My Lords, I very much welcome the amendment. I have been a Member of your Lordships’ House for 30 years. Throughout that time we have had one crisis after another in the financial markets. I have the impression that most of the time they have been due to ignorance by top people of how the market is changing and of the new products and challenges. When I first got here in 1991 we had the Baring Brothers crisis. There was no doubt that the people sitting in London had no idea what a derivatives market was, and nor did the Bank of England. Nobody knew that Nick Leeson was operating on the Yokohama stock exchange. Public information was available, but nobody in London knew where it was. Therefore, they completely missed it. We also had the BCCI crisis, but that was a pure, untechnical fraud. That is another matter.
Most importantly, I remember debating the legislation that set up the FSA. At that time we thought the problem was that self-regulation had failed in various sectors, and that these sectors were interdependent, so we had to have an overarching framework. We set it all up, but it did not help when the crisis occurred in 2008. I remember reading the report by Adair Turner—now the noble Lord, Lord Turner. He said that they had been told by the experts not to disturb the markets and to trust them. We were very impressed by that and trusted the markets, but they were wrong.

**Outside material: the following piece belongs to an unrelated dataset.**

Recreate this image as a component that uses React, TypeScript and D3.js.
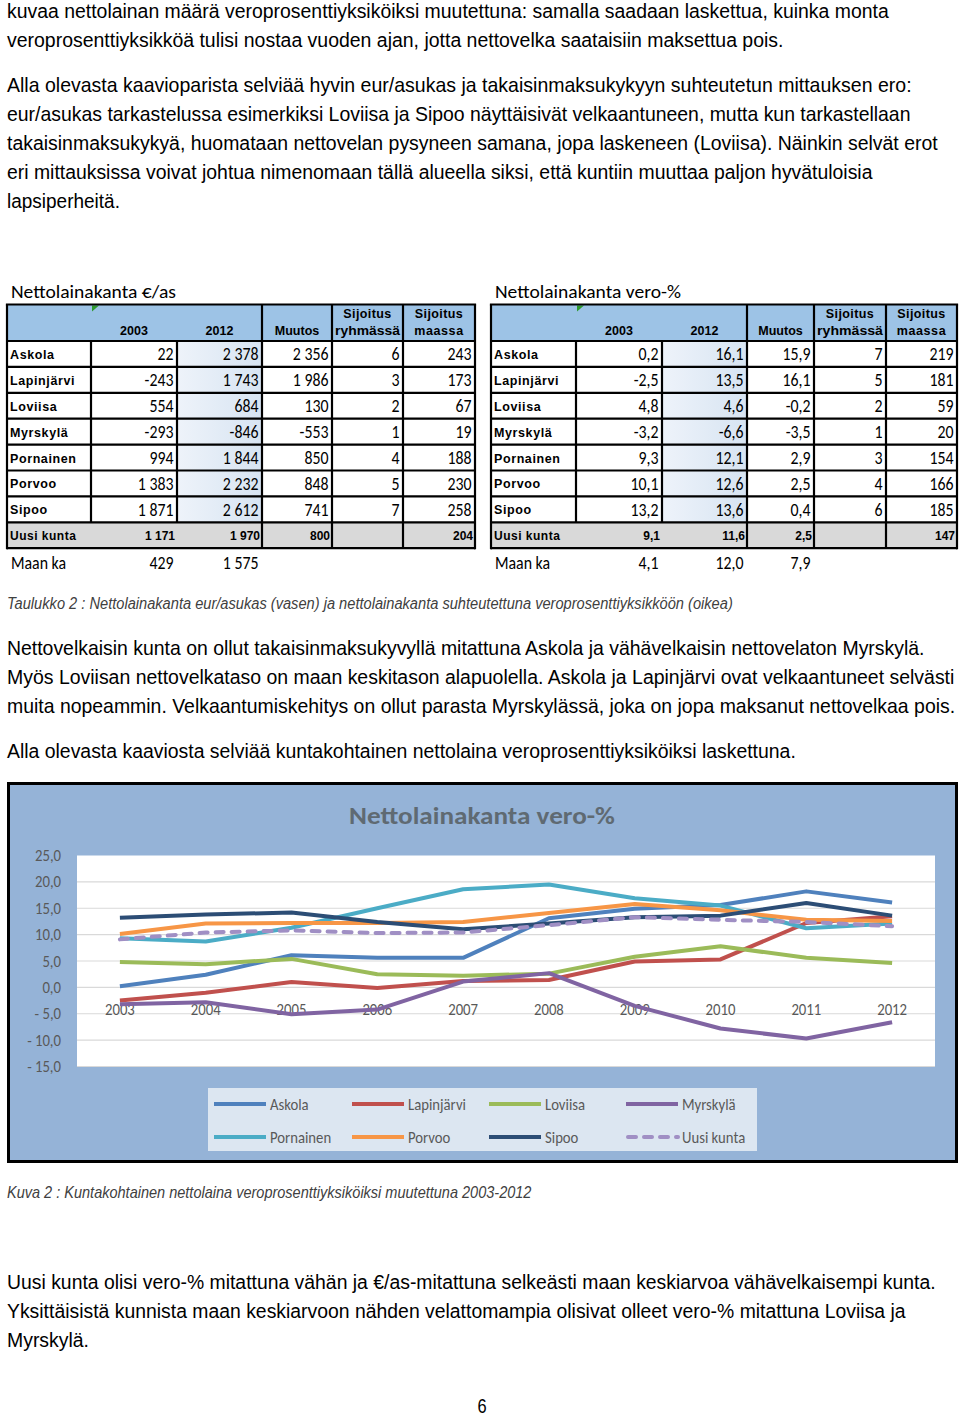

Obviously, the interesting point is that by then the market had so many new products, with fairly sophisticated probability models behind them, that it would have been necessary for the regulators to be constantly aware of new developments in this field to be one step ahead of where the market was. I will give a slightly technical example. Adair Turner said that they were told that the markets were efficient, and therefore we should try not to correct what the markets were doing. We now know that the people who believed the market efficiency hypothesis and all that—and who convinced the world—were using very simple normal or bell-shaped distribution to model movements in the stock market. While normal distribution is very easy and frequently used, it is not suitable for every occasion in the market. What we call fat-tailed distribution would have been better and predicted the crisis much sooner. But this is a technical matter.
The regulator might not know what is happening out there in the financial, economics field. It ought to be informed periodically where the knowledge has got to and where the products are. This is not something where the skilled person can necessarily come from the banking sector of one country or another. We might have to find a skilled person who knows how rapidly the market is changing, how new products are being developed, and how the nature of uncertainty itself is changing.
I believe that the amendment is very welcome. I will add one more thing. When I first read the Bill I was appalled that so much weight is being put on the FCA. I really feel that the FCA is not up to the task. I hope that after all this legislation, the Treasury review and so on we might get a better FCA, but I have grave doubts. If we are to have the FCA as it is right now, we urgently need a skilled person review, maybe not every five years but more frequently than that.
The noble Viscount, Lord Trenchard, referred to the cost. I can tell noble Lords that the cost of not doing this will be much more horrendous than the cost of doing it.
[Inaudible]—Amendment 45 in the names of my noble friends Lady Noakes and Lord Holmes of Richmond, and of the noble Baroness, Lady Bowles of Berkhamsted. We are midway through the process of transitioning from the familiar Libor benchmarks, the replacements for which have become more necessary since banks’ funding patterns have changed following the financial crisis. My noble friend Lord Holmes already asked the Minister what he thinks about synthetic Libor. I would also be most interested to hear his reply on that.
The Investment Association welcomes the additional powers for the FCA in the Bill as it will be better able to manage the transition, which should help to mitigate the uncertainty for holders of derivative contracts. There is the additional uncertainty caused by the existence of only temporary equivalence between UK and EU benchmark regulations. It is to be hoped that the EU will soon adopt the European Council’s recommendation to extend the transitioning period for third-country benchmark administrators to the end of 2025.
My noble friend’s Amendments 44 and 45 would be helpful improvements to the Bill, by making it clear that changes to benchmarks made by the FCA will apply to contracts made under benchmarks being revised. Rightly, they offer a safe harbour protecting parties to such contracts from legal actions resulting from benchmark changes. It is encouraging, as I mentioned, that the Investment Association supports this part of the Bill and I welcome these powers being handed to the FCA. My noble friend’s amendments would improve and reduce the risks inherent in exercising these powers and I support them.
My Lords, this is a technical matter and I have nothing to add to what was said by the noble Baroness, Lady Noakes. I am merely an academic but, when these things were going on, I wondered how people who swore by the free market could have had a cartel sitting in a little room, generating a rate of interest on which billions were based. Someday, somebody ought to explain to us how anybody could trust a cartel and hope that it will not be dishonest.